Short task: Extract exactly the run of lines starting at the line that holds "Reproduce this chart with matplotlib." and ending at the line that holds "ax.set_facecolor(BG)", both included.

Material for this task:

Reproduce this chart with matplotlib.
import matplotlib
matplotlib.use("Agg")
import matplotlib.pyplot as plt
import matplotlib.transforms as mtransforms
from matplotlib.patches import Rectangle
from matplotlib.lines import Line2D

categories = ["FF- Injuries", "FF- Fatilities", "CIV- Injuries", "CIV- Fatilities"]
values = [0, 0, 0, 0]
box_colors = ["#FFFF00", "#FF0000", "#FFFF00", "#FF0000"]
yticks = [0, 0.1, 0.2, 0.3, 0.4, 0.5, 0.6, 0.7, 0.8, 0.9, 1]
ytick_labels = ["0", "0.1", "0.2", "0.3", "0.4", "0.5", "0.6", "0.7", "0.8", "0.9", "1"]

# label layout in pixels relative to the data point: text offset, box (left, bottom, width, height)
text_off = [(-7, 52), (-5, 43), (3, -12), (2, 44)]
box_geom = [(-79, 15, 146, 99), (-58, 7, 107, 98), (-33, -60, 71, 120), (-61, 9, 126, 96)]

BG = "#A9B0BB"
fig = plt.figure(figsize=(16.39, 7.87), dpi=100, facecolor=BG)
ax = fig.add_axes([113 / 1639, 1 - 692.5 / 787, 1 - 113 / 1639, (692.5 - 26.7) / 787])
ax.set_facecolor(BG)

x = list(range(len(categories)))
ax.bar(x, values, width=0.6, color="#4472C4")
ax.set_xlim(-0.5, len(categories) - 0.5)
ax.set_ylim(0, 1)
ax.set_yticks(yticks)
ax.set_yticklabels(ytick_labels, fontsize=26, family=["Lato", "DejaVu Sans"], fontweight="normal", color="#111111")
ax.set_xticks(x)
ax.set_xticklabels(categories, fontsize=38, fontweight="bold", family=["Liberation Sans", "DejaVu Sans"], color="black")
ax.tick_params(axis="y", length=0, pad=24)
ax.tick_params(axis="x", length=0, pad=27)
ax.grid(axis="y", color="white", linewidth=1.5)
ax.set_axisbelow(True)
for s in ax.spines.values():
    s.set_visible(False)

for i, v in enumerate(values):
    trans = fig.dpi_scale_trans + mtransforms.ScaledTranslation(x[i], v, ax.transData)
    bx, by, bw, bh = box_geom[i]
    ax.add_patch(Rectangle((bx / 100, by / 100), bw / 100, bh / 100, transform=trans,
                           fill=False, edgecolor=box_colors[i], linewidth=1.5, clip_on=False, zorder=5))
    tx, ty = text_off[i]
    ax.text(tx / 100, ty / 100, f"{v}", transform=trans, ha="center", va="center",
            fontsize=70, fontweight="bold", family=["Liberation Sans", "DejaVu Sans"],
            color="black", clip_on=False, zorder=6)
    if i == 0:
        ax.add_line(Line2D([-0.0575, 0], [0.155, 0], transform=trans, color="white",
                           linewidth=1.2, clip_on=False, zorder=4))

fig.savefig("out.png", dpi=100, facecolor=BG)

...

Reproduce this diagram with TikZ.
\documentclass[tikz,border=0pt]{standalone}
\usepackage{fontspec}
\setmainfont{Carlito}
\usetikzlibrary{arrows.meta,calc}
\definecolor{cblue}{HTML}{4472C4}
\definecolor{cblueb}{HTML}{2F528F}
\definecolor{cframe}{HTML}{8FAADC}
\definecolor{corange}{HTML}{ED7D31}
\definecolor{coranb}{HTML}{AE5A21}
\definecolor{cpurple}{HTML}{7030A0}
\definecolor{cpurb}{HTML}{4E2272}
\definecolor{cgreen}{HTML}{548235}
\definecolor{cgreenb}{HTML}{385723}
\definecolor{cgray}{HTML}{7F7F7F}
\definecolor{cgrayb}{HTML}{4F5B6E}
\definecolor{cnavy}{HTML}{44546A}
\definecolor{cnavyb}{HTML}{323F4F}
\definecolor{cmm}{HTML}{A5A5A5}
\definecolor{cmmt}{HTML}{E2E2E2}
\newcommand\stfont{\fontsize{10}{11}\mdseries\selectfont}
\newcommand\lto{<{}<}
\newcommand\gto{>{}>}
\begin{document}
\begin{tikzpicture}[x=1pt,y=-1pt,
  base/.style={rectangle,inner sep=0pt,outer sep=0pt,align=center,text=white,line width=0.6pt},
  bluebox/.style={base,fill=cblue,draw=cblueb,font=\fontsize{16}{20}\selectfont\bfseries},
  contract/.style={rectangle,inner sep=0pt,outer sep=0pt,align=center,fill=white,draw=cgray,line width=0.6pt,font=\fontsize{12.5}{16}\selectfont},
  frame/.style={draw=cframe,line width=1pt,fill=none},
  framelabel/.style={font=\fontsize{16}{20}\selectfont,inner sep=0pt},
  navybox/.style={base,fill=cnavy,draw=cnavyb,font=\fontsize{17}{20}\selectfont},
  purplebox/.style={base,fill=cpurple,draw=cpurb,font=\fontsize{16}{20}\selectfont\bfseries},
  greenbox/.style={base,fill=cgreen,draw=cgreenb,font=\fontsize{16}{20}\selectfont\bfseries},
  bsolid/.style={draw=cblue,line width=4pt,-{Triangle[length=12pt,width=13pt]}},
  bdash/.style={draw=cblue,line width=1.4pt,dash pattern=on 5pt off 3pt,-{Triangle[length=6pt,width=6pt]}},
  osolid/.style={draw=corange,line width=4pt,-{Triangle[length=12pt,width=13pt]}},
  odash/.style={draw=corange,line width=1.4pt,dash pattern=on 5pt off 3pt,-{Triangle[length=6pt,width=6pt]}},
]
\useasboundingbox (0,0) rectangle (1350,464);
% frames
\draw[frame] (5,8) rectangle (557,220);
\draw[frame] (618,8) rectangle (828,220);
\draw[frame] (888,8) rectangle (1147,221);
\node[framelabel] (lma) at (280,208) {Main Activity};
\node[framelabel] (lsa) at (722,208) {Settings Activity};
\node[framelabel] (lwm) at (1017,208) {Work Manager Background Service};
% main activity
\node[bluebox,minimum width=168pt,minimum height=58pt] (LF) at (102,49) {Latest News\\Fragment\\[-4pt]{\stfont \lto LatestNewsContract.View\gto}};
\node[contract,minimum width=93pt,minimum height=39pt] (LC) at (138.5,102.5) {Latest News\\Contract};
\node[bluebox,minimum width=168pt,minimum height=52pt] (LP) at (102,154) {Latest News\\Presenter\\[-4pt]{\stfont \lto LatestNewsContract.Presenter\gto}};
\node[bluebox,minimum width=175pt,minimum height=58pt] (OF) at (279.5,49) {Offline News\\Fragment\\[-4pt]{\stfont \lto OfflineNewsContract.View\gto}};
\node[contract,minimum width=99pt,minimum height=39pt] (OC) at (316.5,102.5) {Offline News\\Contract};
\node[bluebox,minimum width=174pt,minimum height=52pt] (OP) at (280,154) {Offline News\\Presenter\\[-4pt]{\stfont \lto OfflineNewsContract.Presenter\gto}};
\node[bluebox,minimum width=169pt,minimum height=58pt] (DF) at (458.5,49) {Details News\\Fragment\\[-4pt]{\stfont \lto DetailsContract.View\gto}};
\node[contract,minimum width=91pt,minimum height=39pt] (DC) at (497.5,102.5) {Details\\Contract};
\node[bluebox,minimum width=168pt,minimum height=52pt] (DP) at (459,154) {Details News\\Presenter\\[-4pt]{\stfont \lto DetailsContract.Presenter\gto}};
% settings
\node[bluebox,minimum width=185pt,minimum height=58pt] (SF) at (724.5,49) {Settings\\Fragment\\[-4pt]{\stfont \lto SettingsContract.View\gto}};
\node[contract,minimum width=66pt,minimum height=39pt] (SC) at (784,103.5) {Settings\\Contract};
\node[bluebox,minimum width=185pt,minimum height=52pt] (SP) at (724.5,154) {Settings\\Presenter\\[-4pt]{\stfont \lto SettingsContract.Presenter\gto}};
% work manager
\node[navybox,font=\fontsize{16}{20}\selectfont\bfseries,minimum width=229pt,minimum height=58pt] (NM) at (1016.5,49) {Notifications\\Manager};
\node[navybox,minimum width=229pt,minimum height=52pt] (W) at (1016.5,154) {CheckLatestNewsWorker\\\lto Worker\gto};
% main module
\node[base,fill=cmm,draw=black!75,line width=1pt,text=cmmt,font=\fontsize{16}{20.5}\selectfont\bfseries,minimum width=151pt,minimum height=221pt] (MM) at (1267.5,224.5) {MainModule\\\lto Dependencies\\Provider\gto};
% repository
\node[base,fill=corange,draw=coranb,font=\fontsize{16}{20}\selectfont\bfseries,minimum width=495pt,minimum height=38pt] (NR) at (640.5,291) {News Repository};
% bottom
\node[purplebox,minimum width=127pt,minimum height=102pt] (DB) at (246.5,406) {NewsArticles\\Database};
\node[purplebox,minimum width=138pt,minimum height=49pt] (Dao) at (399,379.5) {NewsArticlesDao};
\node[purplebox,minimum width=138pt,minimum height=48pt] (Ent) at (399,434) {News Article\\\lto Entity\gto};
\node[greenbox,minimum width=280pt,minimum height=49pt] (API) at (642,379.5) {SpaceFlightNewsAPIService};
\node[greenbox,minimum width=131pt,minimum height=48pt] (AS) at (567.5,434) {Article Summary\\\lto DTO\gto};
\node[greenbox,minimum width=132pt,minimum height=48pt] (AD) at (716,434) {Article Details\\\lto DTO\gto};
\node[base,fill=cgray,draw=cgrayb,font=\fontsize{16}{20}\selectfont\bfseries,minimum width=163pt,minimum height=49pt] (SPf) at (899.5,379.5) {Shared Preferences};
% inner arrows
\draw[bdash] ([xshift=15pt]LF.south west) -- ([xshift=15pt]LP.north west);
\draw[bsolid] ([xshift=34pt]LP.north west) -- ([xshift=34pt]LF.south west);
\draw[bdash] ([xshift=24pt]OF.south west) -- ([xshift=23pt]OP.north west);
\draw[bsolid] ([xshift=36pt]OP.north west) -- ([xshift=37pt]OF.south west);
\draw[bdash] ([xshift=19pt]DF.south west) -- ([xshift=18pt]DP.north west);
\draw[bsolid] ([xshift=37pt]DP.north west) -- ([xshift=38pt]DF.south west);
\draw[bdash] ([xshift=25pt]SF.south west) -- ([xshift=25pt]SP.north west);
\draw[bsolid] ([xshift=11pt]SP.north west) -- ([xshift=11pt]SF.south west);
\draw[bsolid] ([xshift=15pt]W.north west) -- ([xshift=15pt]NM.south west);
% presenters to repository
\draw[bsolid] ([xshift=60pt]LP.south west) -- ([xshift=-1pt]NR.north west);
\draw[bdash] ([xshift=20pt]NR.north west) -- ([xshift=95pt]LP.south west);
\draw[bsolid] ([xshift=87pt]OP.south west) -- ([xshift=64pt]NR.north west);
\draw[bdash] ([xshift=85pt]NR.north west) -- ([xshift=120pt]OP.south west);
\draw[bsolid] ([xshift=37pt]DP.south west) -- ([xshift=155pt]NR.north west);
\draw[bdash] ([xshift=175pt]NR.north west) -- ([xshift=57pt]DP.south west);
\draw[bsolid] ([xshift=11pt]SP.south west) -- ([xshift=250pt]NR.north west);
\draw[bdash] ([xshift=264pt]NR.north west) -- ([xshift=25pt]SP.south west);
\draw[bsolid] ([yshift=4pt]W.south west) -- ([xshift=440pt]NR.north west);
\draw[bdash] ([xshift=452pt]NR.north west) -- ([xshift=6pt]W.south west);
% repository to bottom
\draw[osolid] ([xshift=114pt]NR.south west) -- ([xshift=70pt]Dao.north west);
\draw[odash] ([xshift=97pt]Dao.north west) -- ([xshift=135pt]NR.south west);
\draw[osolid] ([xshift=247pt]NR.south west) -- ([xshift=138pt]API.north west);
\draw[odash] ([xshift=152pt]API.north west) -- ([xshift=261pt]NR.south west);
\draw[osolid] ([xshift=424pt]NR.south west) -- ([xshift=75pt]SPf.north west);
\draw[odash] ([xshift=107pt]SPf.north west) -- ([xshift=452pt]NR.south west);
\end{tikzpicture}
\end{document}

--

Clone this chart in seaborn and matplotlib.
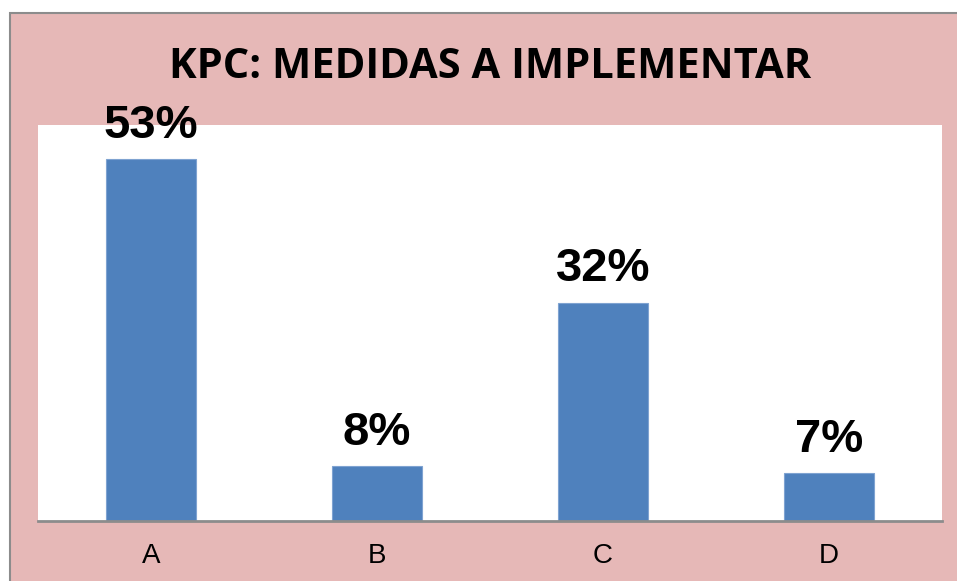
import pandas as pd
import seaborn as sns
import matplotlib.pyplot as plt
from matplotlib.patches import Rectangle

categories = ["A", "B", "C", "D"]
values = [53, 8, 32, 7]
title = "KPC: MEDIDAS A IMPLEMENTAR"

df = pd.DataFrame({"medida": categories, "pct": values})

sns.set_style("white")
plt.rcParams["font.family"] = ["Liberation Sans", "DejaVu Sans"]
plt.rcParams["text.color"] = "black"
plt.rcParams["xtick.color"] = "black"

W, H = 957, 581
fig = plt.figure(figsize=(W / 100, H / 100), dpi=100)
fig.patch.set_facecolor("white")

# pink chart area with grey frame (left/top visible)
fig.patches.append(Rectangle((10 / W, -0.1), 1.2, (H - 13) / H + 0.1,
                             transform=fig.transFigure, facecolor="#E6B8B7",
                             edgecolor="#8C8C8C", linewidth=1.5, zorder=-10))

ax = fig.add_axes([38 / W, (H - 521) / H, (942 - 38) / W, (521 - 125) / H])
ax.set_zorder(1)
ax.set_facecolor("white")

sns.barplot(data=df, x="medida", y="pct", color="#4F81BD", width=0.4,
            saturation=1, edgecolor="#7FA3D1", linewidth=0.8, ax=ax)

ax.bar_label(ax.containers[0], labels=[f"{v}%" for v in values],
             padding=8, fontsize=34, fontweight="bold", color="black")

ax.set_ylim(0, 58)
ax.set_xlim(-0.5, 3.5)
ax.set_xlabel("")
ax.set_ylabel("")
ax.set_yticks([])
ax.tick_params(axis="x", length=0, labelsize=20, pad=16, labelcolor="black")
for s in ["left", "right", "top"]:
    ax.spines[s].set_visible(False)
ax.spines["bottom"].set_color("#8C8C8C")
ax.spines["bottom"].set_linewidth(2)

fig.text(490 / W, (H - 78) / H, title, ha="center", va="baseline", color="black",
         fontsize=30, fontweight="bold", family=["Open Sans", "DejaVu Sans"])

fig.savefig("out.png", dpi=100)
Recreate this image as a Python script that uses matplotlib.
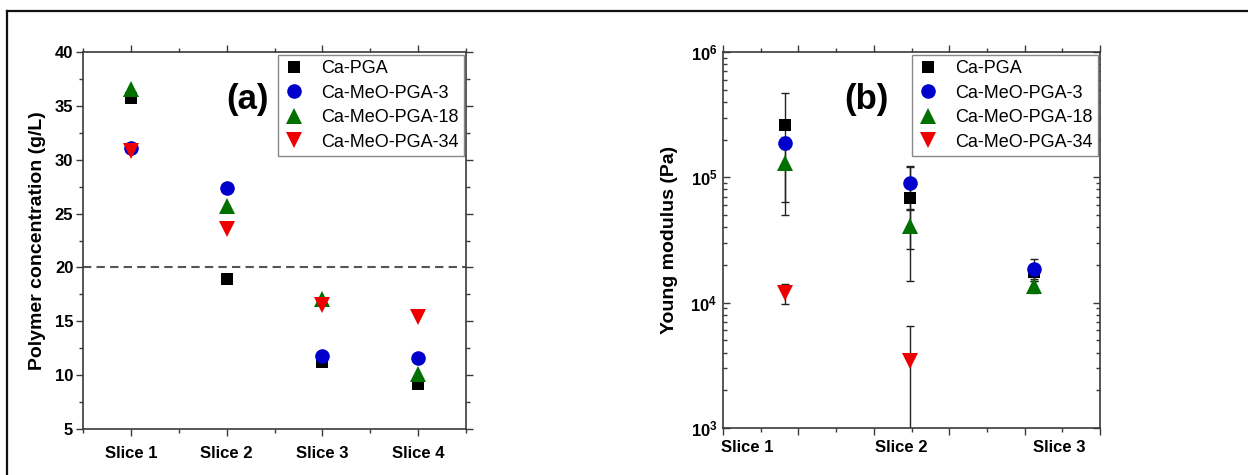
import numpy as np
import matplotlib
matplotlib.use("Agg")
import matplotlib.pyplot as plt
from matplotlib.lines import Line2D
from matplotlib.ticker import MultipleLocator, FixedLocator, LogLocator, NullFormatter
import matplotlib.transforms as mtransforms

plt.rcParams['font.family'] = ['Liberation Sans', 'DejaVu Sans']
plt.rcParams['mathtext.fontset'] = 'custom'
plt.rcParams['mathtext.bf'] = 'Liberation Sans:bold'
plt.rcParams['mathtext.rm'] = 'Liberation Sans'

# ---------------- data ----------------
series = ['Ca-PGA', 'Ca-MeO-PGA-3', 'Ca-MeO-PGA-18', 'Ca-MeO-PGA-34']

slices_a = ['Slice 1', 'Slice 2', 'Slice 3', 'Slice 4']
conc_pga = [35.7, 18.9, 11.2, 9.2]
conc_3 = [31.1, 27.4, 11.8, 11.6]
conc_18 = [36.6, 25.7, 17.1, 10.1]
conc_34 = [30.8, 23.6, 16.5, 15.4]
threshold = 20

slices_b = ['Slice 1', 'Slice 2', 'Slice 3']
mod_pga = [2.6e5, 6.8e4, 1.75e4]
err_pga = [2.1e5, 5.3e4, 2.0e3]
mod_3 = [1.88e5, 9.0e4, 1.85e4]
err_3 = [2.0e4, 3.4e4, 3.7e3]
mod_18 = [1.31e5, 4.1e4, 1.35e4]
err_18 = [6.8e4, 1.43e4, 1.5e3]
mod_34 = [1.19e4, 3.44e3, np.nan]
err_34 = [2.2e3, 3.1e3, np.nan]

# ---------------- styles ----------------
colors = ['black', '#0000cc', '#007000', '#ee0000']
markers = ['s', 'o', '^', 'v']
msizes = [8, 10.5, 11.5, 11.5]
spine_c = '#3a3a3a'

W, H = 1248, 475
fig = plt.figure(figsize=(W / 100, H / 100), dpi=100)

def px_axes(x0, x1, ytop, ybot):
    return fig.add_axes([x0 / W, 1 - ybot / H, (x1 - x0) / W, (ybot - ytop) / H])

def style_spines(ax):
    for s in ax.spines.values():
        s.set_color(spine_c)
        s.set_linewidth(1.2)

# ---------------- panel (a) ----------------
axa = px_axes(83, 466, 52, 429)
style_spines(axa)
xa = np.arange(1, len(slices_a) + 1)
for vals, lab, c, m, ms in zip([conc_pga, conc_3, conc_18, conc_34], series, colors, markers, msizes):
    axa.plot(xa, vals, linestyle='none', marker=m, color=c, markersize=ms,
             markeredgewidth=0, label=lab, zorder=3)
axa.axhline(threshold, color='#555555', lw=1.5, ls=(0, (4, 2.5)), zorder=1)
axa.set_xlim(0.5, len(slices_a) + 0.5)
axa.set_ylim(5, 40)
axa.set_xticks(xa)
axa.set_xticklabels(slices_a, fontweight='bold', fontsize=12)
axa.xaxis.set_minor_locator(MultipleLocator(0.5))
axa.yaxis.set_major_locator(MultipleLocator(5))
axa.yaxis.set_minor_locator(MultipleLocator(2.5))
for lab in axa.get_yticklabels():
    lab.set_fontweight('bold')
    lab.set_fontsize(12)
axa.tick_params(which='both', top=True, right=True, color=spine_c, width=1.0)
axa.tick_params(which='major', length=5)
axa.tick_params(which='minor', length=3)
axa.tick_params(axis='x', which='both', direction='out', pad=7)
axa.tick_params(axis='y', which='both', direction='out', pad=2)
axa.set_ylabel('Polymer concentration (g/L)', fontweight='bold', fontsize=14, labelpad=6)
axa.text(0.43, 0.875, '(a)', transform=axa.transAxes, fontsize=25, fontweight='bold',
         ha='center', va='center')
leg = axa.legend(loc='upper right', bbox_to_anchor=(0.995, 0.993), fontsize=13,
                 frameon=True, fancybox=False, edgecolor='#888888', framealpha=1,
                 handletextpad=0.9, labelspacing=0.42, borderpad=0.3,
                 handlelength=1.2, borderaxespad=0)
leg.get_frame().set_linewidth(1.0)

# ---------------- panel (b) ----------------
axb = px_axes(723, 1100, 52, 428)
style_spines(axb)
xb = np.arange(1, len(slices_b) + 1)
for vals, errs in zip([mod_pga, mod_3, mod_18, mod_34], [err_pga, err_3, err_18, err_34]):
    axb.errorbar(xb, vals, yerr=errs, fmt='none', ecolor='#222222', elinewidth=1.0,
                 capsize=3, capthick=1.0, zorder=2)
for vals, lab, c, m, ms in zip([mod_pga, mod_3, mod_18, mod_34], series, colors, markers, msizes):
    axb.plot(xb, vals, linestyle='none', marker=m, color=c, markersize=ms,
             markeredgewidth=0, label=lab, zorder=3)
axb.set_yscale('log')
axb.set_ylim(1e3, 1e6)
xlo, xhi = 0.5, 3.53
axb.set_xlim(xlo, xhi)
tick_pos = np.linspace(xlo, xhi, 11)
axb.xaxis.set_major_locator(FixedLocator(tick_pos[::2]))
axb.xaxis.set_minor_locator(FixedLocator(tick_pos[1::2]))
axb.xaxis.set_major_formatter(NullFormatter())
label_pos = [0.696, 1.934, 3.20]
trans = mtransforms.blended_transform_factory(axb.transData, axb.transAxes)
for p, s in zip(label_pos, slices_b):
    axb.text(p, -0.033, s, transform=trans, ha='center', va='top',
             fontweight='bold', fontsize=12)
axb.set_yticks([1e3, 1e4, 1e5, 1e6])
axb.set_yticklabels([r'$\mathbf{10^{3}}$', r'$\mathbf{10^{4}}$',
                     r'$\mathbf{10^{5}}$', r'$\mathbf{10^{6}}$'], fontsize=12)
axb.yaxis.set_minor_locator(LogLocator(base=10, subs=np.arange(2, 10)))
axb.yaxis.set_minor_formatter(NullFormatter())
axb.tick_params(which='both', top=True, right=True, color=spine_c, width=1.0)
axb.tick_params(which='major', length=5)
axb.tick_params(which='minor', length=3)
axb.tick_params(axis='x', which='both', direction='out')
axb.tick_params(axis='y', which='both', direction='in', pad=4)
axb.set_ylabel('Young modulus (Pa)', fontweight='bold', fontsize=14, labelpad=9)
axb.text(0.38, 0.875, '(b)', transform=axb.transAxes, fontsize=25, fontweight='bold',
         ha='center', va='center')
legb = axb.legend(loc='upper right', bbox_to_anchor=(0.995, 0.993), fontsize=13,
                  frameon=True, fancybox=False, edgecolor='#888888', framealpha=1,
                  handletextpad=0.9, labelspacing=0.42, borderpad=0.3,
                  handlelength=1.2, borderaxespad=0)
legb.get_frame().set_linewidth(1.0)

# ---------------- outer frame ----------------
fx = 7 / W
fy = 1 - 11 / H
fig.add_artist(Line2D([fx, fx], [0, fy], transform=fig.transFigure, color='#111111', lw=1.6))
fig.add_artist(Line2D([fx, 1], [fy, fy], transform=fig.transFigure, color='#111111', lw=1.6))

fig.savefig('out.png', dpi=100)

Final result:
Reproduce this chart with matplotlib.
import matplotlib
matplotlib.use("Agg")
import matplotlib.pyplot as plt
import matplotlib.transforms as mtransforms
from matplotlib.patches import Rectangle
from matplotlib.lines import Line2D

categories = ["FF- Injuries", "FF- Fatilities", "CIV- Injuries", "CIV- Fatilities"]
values = [0, 0, 0, 0]
box_colors = ["#FFFF00", "#FF0000", "#FFFF00", "#FF0000"]
yticks = [0, 0.1, 0.2, 0.3, 0.4, 0.5, 0.6, 0.7, 0.8, 0.9, 1]
ytick_labels = ["0", "0.1", "0.2", "0.3", "0.4", "0.5", "0.6", "0.7", "0.8", "0.9", "1"]

# label layout in pixels relative to the data point: text offset, box (left, bottom, width, height)
text_off = [(-7, 52), (-5, 43), (3, -12), (2, 44)]
box_geom = [(-79, 15, 146, 99), (-58, 7, 107, 98), (-33, -60, 71, 120), (-61, 9, 126, 96)]

BG = "#A9B0BB"
fig = plt.figure(figsize=(16.39, 7.87), dpi=100, facecolor=BG)
ax = fig.add_axes([113 / 1639, 1 - 692.5 / 787, 1 - 113 / 1639, (692.5 - 26.7) / 787])
ax.set_facecolor(BG)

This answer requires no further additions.